Making the award, the Royal Swedish Academy of Sciences said Professor Sen had made "key contributions to the research on fundamental problems of welfare economics". As well as noting Professor Sen's research into famine, the academy referred to his work on measuring poverty and inequality.

Atal Bihari Vajpayee, the Indian Prime Minister, told Professor Sen the country was proud of his achievement. Manmohan Singh, the former Indian finance minister, said the professor's "great contributions in economic theories in philosophy" had had a substantial impact on government policy".

"This is something that has been long overdue," commented Dipaka Banerji, former head of economics at Calcutta's Presidency College.

Professor Sen, who was awarded a doctorate from Cambridge University in 1959, began making his name in the field of development economics from the mid 1960s.

During the 1970s, his work on poverty indices - which allow international comparisons of poverty levels - helped form the basis of modern indicators of poverty such as the United Nations' Human Development Index. Poverty could not be measured by income levels alone, Professor Sen argued. Factors such as health and education were also key.

The 1981 book Poverty and Famines: An Essay on Entitlement and Deprivation is perhaps Professor Sen's best-known work.
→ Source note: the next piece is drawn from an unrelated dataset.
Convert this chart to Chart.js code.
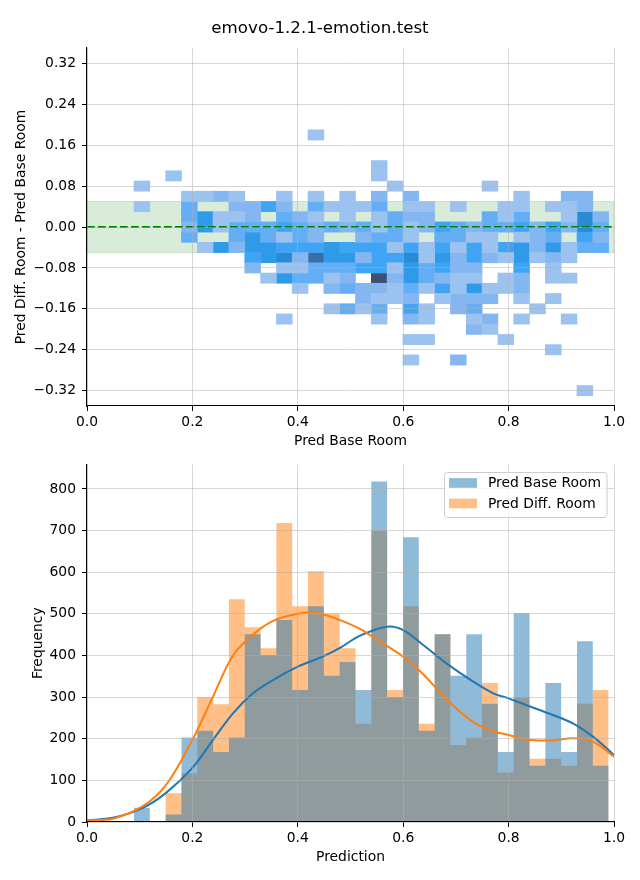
<!DOCTYPE html>
<html><head><meta charset="utf-8">
<script src="https://cdn.jsdelivr.net/npm/chart.js@4.4.0/dist/chart.umd.min.js"></script>
<style>
html,body{margin:0;padding:0;background:#fff;}
#wrap{position:relative;width:640px;height:880px;overflow:hidden;}
#c1{position:absolute;left:0;top:0;}
#c2{position:absolute;left:0;top:450px;}
</style></head><body>
<div id="wrap">
<canvas id="c1" width="640" height="450"></canvas>
<canvas id="c2" width="640" height="430"></canvas>
</div>
<script>
// ---------- data ----------
const titleText = "emovo-1.2.1-emotion.test";
const binStart = 0.0892;
const binWidth = 0.03002;
const binCount = 30;

const baseCounts = [34,0,18,203,219,168,203,451,401,485,317,518,351,384,317,818,300,684,219,451,351,451,284,168,502,135,334,168,434,135];
const diffCounts = [0,0,69,117,300,283,535,468,417,718,518,602,501,417,236,700,317,518,236,451,185,203,334,119,300,152,152,135,284,317];

const kdeBaseX = [0,0.049,0.106,0.15,0.2,0.239,0.277,0.315,0.353,0.4,0.447,0.48,0.517,0.569,0.6,0.638,0.682,0.733,0.771,0.8,0.833,0.884,0.922,0.96,1.0];
const kdeBaseY = [4,10,34,70,130,197,261,309,341,373,397,418,447,469,461,425,381,337,309,297,281,257,237,205,161];
const kdeDiffX = [0,0.049,0.106,0.15,0.2,0.239,0.277,0.315,0.353,0.4,0.425,0.447,0.48,0.518,0.556,0.6,0.638,0.682,0.733,0.771,0.8,0.833,0.884,0.922,0.96,1.0];
const kdeDiffY = [4,8,38,89,197,301,400,450,483,500,503,499,485,464,433,397,355,295,240,218,209,198,196,201,193,157];

// 2D histogram: row centre values and colour level per x-bin (0 = empty)
const cellRowValues = [0.18,0.16,0.14,0.12,0.10,0.08,0.06,0.04,0.02,0.00,-0.02,-0.04,-0.06,-0.08,-0.10,-0.12,-0.14,-0.16,-0.18,-0.20,-0.22,-0.24,-0.26,-0.28,-0.30,-0.32];
const cellRows = [
"000000000001000000000000000000",
"000000000000000000000000000000",
"000000000000000000000000000000",
"000000000000000100000000000000",
"001000000000000100000000000000",
"100000000000000010000010000000",
"000112100101010202000000100220",
"100300224203111301101001101120",
"000351120321010132200031300162",
"000251333432323131243233424263",
"000300353132002331033110123042",
"000015255444544414141414525133",
"000000045627552446152421512100",
"000000020113334415342200401000",
"000000001533120825321101201100",
"000000000010232213141511200000",
"000000000000002112012220101000",
"000000000000131304102300010000",
"000000000100000102100120100100",
"000000000000000000000210000000",
"000000000000000001100001000000",
"000000000000000000000000001000",
"000000000000000001002000000000",
"000000000000000000000000000000",
"000000000000000000000000000000",
"000000000000000000000000000010"
];
const cellHalfHeight = 0.01;
const levelColors = [null,"#9cc3ef","#84b6f2","#64aef5","#40a4f5","#2e9ae8","#2a8ad4","#3a6ea5","#3d5070"];
const bandHalf = 0.05;

const xTicks = [0,0.2,0.4,0.6,0.8,1.0];
const yTicksTop = [-0.32,-0.24,-0.16,-0.08,0,0.08,0.16,0.24,0.32];
const yTicksBottom = [0,100,200,300,400,500,600,700,800];

// ---------- styling ----------
Chart.defaults.font.family = "DejaVu Sans";
Chart.defaults.font.size = 13.89;
Chart.defaults.color = "#000";
const gridColor = "rgba(176,176,176,0.5)";
const tickFont = {family:"DejaVu Sans", size:13.89};

function binCenter(i){ return binStart + binWidth*(i+0.5); }
function binEdge(i){ return binStart + binWidth*i; }
function fmtSigned(v,d){ return (v < -1e-9 ? "\u2212" : "") + Math.abs(v).toFixed(d); }
function stepData(counts){
  const pts = counts.map((v,i) => ({x: binEdge(i), y: v}));
  pts.push({x: binEdge(counts.length), y: counts[counts.length-1]});
  return pts;
}

function xScale(titleTxt, titlePadBottom, h){
  return {
    type:"linear", position:"bottom", min:0, max:1, offset:false,
    afterBuildTicks: s => { s.ticks = xTicks.map(v => ({value:v})); },
    afterFit: s => { s.height = h; },
    ticks:{callback: v => Number(v).toFixed(1), padding:3, maxRotation:0, autoSkip:false, font:tickFont},
    grid:{color:gridColor, z:1, offset:false, lineWidth:1, tickLength:5, tickColor:"#000", drawTicks:true},
    border:{display:true, color:"#000", width:1.1, z:1},
    title:{display:true, text:titleTxt, font:tickFont, padding:{top:0,bottom:titlePadBottom}}
  };
}
function yScale(min, max, ticks, fmt, titleTxt, titlePadTop){
  return {
    type:"linear", position:"left", min, max,
    afterBuildTicks: s => { s.ticks = ticks.map(v => ({value:v})); },
    afterFit: s => { s.width = 87; },
    ticks:{callback: fmt, padding:6, font:tickFont},
    grid:{color:gridColor, z:1, offset:false, lineWidth:1, tickLength:5, tickColor:"#000", drawTicks:true},
    border:{display:true, color:"#000", width:1.1, z:1},
    title:{display:true, text:titleTxt, font:tickFont, padding:{top:titlePadTop,bottom:0}}
  };
}

// ---------- chart 1: 2D histogram ----------
const cellDatasets = [];
for (let lv = 1; lv < levelColors.length; lv++) {
  const data = [];
  cellRows.forEach((row, r) => {
    for (let c = 0; c < binCount; c++) {
      if (Number(row[c]) === lv) {
        data.push({x: binCenter(c), y: [cellRowValues[r]-cellHalfHeight, cellRowValues[r]+cellHalfHeight]});
      }
    }
  });
  if (data.length) cellDatasets.push({
    type:"bar", data, backgroundColor: levelColors[lv], borderWidth:0,
    grouped:false, categoryPercentage:1, barPercentage:1, order:2
  });
}

const bandPlugin = {
  id:"band",
  beforeDatasetsDraw(chart){
    const {ctx, chartArea, scales:{y}} = chart;
    const t = y.getPixelForValue(bandHalf), b = y.getPixelForValue(-bandHalf);
    ctx.save();
    ctx.fillStyle = "rgba(0,128,0,0.15)";
    ctx.fillRect(chartArea.left, t, chartArea.right-chartArea.left, b-t);
    ctx.strokeStyle = "rgba(0,128,0,0.15)";
    ctx.lineWidth = 1;
    ctx.strokeRect(chartArea.left, t, chartArea.right-chartArea.left, b-t);
    ctx.restore();
  }
};
const suptitlePlugin = {
  id:"suptitle",
  afterDraw(chart){
    const ctx = chart.ctx;
    ctx.save();
    ctx.font = '16.67px "DejaVu Sans"';
    ctx.fillStyle = "#000";
    ctx.textAlign = "center";
    ctx.textBaseline = "alphabetic";
    ctx.fillText(titleText, 320, 32.5);
    ctx.restore();
  }
};

new Chart(document.getElementById("c1"), {
  type:"bar",
  data:{datasets:[
    ...cellDatasets,
    {type:"line", data:[{x:0,y:0},{x:1,y:0}], borderColor:"green", borderWidth:2.1,
     borderDash:[7.7,3.3], pointRadius:0, order:0}
  ]},
  options:{
    responsive:false, animation:false, devicePixelRatio:1,
    layout:{padding:{top:48, right:26, left:0, bottom:0}},
    plugins:{legend:{display:false}, tooltip:{enabled:false}},
    scales:{
      x: xScale("Pred Base Room", 0.5, 44),
      y: yScale(-0.35, 0.35, yTicksTop, v => fmtSigned(v,2), "Pred Diff. Room - Pred Base Room", 12.7)
    }
  },
  plugins:[bandPlugin, suptitlePlugin]
});

// ---------- chart 2: histograms + KDE ----------
const legendPlugin = {
  id:"boxLegend",
  afterDraw(chart){
    const ctx = chart.ctx;
    const items = chart.data.datasets.filter(d => d.label);
    ctx.save();
    const bx = 444.5, by = 22.5, bw = 162.5, bh = 45, r = 3;
    ctx.beginPath();
    ctx.moveTo(bx+r, by); ctx.lineTo(bx+bw-r, by); ctx.arcTo(bx+bw, by, bx+bw, by+r, r);
    ctx.lineTo(bx+bw, by+bh-r); ctx.arcTo(bx+bw, by+bh, bx+bw-r, by+bh, r);
    ctx.lineTo(bx+r, by+bh); ctx.arcTo(bx, by+bh, bx, by+bh-r, r);
    ctx.lineTo(bx, by+r); ctx.arcTo(bx, by, bx+r, by, r); ctx.closePath();
    ctx.fillStyle = "rgba(255,255,255,0.8)"; ctx.fill();
    ctx.strokeStyle = "#cccccc"; ctx.lineWidth = 1; ctx.stroke();
    ctx.font = '13.89px "DejaVu Sans"';
    ctx.textBaseline = "middle"; ctx.textAlign = "left";
    items.forEach((d, i) => {
      const cy = 33 + i*20.5;
      ctx.fillStyle = d.backgroundColor;
      ctx.fillRect(449, cy-4.9, 28, 9.7);
      ctx.fillStyle = "#000";
      ctx.fillText(d.label, 488, cy+0.5);
    });
    ctx.restore();
  }
};

new Chart(document.getElementById("c2"), {
  type:"line",
  data:{datasets:[
    {label:"Pred Base Room", data: stepData(baseCounts), stepped:true, fill:"origin",
     backgroundColor:"rgba(31,119,180,0.5)", borderColor:"rgba(0,0,0,0)", borderWidth:0,
     pointRadius:0, order:1},
    {label:"Pred Diff. Room", data: stepData(diffCounts), stepped:true, fill:"origin",
     backgroundColor:"rgba(255,127,14,0.5)", borderColor:"rgba(0,0,0,0)", borderWidth:0,
     pointRadius:0, order:2},
    {data: kdeDiffX.map((x,i)=>({x, y:kdeDiffY[i]})), borderColor:"#ff7f0e", fill:false,
     borderWidth:2, pointRadius:0, tension:0.35, order:0},
    {data: kdeBaseX.map((x,i)=>({x, y:kdeBaseY[i]})), borderColor:"#1f77b4", fill:false,
     borderWidth:2, pointRadius:0, tension:0.35, order:0}
  ]},
  options:{
    responsive:false, animation:false, devicePixelRatio:1,
    layout:{padding:{top:14, right:26, left:0, bottom:0}},
    plugins:{legend:{display:false}, tooltip:{enabled:false}},
    scales:{
      x: xScale("Prediction", 14.7, 58),
      y: yScale(0, 859, yTicksBottom, v => String(v), "Frequency", 29.7)
    }
  },
  plugins:[legendPlugin]
});
</script>
</body></html>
The book contains an analysis of the causes of famines in India, Bangladesh and Africa, and concludes that famines are not necessarily caused by food shortages.

Although winning the Nobel prize - worth about pounds 600,000 - will undoubtedly boost Professor Sen's public profile, he is unlikely to achieve the notoriety as last year's winners.

Robert Merton and Myron Scholes - who were awarded the 1997 prize for work in the field of financial instruments - were partners in Long Term Capital Management (LTCM), the hedge fund that almost collapsed earlier this summer after its complex investment strategy went wrong.